Retype verbatim only the lines below, starting at the one that contains "Reproduce this chart" and ending at the one that contains "const boundaries = years.map((_, i)". Pictures are excluded from the copy.
****************************************
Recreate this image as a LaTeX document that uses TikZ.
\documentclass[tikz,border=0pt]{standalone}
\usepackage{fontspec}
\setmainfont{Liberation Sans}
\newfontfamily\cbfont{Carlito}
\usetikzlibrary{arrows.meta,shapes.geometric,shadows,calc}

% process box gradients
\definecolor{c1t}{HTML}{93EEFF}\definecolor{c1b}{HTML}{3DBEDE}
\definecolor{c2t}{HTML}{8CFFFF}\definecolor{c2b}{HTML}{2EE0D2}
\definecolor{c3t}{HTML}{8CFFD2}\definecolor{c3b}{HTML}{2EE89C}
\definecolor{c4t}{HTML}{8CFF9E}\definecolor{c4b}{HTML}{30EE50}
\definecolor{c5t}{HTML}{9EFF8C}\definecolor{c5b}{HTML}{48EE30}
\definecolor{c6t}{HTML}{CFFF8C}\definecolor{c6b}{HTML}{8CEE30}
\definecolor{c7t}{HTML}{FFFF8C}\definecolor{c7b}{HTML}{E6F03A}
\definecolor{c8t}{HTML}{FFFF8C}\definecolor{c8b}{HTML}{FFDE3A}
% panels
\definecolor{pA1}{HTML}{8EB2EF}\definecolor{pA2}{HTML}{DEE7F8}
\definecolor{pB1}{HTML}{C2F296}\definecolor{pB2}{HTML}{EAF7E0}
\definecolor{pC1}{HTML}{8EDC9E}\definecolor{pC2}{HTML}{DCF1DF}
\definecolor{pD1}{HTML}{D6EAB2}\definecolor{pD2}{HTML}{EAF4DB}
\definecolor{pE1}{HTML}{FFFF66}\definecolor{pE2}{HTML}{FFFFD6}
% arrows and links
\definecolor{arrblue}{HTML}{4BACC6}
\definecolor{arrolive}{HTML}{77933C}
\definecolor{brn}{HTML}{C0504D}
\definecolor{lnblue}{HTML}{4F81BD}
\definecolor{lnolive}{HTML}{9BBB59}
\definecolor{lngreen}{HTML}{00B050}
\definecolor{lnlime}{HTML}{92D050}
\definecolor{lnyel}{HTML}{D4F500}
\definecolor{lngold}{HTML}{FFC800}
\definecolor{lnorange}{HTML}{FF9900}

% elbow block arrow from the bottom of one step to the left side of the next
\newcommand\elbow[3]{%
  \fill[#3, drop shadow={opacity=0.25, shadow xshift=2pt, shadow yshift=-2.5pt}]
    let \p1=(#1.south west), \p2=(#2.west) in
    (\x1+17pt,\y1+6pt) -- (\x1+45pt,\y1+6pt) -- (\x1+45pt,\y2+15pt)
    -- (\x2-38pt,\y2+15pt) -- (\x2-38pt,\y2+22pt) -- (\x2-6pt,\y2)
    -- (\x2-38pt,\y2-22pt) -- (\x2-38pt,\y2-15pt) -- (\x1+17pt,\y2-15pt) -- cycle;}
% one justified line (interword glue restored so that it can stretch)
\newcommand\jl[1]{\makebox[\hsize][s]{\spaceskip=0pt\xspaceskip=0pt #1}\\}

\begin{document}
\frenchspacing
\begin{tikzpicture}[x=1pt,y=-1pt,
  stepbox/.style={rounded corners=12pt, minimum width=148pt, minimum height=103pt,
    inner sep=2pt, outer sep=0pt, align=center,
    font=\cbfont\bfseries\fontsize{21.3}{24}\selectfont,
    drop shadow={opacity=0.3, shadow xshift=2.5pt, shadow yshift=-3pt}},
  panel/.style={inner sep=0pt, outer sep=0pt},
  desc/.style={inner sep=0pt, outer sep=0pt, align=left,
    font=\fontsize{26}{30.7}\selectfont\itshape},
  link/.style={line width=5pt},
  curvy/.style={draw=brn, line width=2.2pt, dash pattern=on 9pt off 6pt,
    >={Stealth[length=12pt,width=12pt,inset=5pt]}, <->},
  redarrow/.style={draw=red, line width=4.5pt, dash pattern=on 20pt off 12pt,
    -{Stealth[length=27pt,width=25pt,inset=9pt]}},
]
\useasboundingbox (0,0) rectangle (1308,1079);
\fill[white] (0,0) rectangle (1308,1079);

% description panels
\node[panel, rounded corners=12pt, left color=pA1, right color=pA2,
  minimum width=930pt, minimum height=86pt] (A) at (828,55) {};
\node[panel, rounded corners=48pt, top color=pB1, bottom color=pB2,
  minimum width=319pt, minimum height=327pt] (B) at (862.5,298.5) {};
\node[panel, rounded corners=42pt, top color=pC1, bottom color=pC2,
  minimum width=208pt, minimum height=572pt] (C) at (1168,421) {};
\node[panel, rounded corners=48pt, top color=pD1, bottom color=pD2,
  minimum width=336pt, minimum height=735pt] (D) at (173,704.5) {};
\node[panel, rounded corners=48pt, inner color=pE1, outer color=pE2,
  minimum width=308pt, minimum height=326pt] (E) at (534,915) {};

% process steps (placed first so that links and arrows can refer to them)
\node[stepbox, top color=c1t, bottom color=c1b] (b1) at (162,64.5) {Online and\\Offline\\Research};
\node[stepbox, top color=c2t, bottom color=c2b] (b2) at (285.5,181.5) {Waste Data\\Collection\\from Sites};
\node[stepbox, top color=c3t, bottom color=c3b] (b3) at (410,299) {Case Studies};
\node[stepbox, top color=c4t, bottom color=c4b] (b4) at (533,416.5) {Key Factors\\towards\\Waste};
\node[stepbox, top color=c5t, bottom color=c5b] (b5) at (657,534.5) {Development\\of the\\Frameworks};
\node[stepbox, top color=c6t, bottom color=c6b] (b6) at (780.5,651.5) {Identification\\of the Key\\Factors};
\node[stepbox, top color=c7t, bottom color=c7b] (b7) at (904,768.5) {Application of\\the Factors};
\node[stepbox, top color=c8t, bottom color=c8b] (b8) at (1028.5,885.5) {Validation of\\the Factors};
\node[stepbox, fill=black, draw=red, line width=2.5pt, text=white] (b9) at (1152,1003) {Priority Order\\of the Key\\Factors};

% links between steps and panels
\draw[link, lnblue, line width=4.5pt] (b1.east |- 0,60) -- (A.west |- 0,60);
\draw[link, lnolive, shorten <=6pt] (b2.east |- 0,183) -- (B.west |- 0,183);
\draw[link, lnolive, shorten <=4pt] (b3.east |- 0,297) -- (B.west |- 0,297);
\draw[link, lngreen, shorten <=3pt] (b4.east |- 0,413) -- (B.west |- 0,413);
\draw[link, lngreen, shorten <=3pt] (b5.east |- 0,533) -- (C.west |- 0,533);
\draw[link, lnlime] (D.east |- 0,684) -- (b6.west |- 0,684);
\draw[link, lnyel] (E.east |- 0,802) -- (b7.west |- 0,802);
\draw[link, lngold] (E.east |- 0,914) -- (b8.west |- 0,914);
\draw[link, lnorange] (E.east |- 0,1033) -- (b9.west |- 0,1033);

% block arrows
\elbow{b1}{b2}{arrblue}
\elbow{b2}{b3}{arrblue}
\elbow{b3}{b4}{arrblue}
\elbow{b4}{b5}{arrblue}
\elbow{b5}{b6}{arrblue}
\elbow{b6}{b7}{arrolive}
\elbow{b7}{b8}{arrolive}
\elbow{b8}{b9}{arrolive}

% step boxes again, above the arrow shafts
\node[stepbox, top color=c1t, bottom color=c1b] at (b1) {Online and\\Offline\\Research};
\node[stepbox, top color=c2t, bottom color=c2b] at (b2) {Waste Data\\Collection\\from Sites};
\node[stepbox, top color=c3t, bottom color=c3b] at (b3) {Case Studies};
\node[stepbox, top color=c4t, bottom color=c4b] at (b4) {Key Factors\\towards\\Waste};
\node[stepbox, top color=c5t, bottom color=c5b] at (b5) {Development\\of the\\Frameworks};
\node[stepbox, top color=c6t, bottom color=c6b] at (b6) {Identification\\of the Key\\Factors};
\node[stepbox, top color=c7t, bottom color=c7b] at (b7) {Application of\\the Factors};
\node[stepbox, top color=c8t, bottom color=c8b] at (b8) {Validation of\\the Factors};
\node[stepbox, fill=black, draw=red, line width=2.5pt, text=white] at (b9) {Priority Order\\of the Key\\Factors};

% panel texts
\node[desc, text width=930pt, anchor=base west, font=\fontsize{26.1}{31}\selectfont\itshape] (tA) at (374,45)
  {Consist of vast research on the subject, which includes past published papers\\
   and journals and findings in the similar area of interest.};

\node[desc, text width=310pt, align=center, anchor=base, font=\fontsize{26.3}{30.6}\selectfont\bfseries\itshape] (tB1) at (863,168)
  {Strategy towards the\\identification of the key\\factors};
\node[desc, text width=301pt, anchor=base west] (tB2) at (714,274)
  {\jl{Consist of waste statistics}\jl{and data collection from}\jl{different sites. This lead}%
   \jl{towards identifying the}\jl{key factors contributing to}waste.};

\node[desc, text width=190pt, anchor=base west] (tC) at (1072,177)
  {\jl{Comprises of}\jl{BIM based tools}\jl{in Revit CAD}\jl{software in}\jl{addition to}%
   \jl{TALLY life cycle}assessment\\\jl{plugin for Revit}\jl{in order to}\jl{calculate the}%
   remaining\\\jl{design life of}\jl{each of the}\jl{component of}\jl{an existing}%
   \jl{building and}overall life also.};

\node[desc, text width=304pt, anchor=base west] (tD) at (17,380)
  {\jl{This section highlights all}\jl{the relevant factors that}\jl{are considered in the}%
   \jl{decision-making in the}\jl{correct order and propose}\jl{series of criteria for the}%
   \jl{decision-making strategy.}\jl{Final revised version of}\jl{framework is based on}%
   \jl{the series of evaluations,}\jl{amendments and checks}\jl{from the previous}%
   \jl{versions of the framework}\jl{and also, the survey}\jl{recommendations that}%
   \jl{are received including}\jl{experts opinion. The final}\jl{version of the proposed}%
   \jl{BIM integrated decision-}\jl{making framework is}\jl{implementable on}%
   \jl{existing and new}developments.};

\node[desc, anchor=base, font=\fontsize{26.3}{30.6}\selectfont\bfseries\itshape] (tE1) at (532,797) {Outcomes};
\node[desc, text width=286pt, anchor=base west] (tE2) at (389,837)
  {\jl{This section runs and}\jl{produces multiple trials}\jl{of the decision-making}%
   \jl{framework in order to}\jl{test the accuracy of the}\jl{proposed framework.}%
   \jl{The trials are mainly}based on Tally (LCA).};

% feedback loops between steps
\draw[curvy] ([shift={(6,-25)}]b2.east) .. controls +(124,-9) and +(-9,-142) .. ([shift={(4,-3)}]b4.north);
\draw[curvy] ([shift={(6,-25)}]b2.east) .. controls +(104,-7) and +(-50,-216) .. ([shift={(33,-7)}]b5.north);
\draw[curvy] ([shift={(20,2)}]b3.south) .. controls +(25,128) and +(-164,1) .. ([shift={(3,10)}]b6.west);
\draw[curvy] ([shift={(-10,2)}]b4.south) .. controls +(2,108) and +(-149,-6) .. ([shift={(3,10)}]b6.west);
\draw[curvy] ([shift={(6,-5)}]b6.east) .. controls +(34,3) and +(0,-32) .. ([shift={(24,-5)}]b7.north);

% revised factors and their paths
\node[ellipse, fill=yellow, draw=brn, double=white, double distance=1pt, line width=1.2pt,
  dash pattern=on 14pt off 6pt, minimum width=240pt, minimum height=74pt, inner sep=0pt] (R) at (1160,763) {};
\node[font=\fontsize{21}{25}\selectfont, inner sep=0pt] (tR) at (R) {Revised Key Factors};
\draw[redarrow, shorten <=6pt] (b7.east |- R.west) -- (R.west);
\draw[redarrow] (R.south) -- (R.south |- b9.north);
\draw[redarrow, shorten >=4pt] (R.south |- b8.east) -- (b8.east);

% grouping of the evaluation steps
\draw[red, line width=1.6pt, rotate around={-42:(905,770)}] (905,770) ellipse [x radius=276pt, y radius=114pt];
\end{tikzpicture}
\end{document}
****************************************
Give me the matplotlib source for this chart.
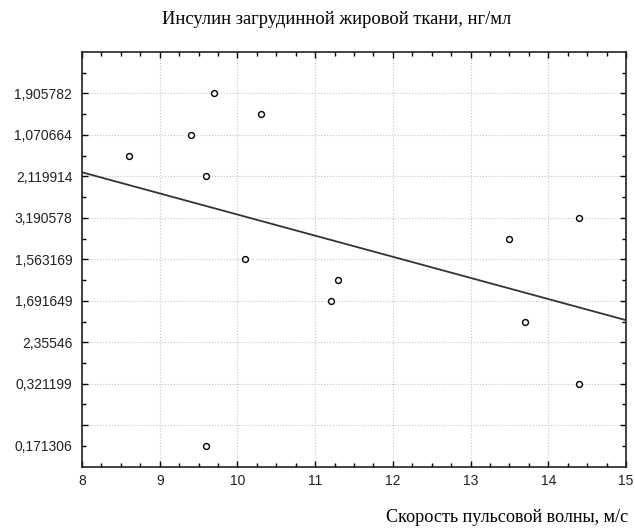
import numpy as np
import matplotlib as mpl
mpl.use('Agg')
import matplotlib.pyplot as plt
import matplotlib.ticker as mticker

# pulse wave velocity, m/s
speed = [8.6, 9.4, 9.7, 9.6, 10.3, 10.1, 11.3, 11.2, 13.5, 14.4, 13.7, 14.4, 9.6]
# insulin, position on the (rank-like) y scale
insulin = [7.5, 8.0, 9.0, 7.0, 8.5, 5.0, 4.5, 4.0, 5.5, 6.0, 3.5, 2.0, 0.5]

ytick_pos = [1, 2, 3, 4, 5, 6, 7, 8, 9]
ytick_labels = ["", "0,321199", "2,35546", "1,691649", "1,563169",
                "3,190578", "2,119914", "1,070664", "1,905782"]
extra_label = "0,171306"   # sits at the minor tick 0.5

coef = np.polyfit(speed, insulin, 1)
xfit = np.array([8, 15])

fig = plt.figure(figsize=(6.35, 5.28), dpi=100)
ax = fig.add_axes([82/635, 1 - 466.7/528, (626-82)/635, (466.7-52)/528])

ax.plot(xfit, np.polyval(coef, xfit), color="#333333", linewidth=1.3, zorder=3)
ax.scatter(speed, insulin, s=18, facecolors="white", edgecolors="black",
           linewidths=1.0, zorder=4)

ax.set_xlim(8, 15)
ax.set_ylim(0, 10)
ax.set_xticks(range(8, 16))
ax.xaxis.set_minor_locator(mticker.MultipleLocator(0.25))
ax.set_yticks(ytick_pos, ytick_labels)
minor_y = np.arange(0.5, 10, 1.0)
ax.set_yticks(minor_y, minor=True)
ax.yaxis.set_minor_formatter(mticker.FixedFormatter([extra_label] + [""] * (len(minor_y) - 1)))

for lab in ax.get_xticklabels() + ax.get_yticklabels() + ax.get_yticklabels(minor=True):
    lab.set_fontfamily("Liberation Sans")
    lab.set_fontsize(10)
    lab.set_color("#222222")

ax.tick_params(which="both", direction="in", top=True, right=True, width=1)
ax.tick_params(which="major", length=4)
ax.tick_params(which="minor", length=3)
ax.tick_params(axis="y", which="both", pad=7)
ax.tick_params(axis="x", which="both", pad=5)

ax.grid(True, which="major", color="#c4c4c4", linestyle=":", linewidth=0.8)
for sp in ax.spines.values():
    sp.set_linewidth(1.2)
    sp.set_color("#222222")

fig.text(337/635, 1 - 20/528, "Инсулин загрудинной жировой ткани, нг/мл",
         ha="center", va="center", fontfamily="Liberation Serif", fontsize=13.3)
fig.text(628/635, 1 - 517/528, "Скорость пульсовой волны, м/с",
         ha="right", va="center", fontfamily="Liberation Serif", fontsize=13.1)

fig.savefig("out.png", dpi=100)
****************************************
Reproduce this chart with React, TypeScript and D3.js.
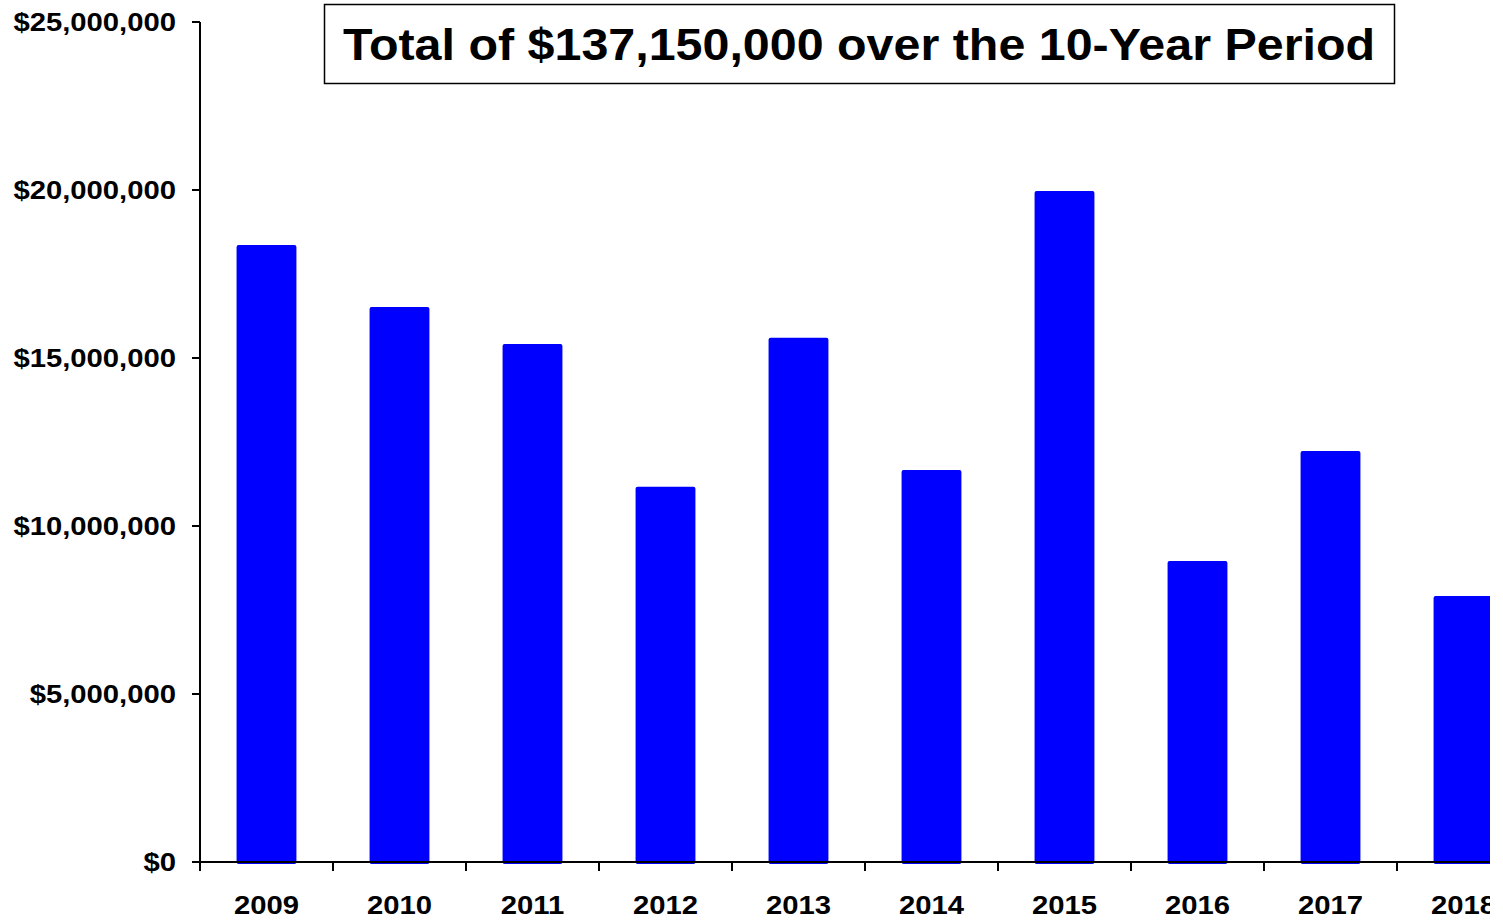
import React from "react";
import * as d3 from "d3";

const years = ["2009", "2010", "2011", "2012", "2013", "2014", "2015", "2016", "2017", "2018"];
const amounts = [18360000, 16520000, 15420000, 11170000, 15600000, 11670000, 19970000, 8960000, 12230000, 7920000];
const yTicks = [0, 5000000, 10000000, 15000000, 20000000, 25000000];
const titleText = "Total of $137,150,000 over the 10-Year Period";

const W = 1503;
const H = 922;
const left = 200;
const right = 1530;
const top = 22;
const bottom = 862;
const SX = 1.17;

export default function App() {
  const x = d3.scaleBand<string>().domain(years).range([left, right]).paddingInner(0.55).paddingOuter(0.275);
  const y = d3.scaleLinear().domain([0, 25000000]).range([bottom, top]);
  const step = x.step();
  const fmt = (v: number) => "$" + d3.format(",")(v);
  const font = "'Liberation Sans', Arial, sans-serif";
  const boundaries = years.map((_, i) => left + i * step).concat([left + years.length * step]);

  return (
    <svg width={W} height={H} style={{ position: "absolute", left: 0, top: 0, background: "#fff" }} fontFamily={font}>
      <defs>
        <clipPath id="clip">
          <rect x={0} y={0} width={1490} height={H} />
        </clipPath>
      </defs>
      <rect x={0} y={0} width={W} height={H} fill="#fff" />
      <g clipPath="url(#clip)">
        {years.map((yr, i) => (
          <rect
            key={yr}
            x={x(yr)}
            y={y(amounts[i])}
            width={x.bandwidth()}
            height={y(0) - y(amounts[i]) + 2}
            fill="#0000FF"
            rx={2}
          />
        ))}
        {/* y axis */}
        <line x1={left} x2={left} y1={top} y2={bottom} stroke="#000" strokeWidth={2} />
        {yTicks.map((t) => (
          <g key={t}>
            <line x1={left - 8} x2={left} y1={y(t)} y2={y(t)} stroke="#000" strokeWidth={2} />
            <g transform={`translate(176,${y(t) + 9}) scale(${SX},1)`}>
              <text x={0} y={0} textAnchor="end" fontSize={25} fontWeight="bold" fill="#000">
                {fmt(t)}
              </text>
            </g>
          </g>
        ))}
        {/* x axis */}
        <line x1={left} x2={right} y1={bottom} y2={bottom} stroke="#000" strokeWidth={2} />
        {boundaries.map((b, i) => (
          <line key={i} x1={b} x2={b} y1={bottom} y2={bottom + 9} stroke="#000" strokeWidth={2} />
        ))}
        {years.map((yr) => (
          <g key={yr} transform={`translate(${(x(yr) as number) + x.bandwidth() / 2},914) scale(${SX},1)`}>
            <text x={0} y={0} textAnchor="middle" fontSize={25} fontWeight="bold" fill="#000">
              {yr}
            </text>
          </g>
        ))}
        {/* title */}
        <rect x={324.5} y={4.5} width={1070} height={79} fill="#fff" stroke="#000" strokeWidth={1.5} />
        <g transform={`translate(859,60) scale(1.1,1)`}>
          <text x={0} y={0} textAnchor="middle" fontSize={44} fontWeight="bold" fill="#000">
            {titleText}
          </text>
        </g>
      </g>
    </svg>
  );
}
****************************************
## [WRITTEN SOLUTION]
Reproduce this chart with React, TypeScript and D3.js.
import React from "react";
import * as d3 from "d3";

const years = ["2009", "2010", "2011", "2012", "2013", "2014", "2015", "2016", "2017", "2018"];
const amounts = [18360000, 16520000, 15420000, 11170000, 15600000, 11670000, 19970000, 8960000, 12230000, 7920000];
const yTicks = [0, 5000000, 10000000, 15000000, 20000000, 25000000];
const titleText = "Total of $137,150,000 over the 10-Year Period";

const W = 1503;
const H = 922;
const left = 200;
const right = 1530;
const top = 22;
const bottom = 862;
const SX = 1.17;

export default function App() {
  const x = d3.scaleBand<string>().domain(years).range([left, right]).paddingInner(0.55).paddingOuter(0.275);
  const y = d3.scaleLinear().domain([0, 25000000]).range([bottom, top]);
  const step = x.step();
  const fmt = (v: number) => "$" + d3.format(",")(v);
  const font = "'Liberation Sans', Arial, sans-serif";
  const boundaries = years.map((_, i) => left + i * step).concat([left + years.length * step]);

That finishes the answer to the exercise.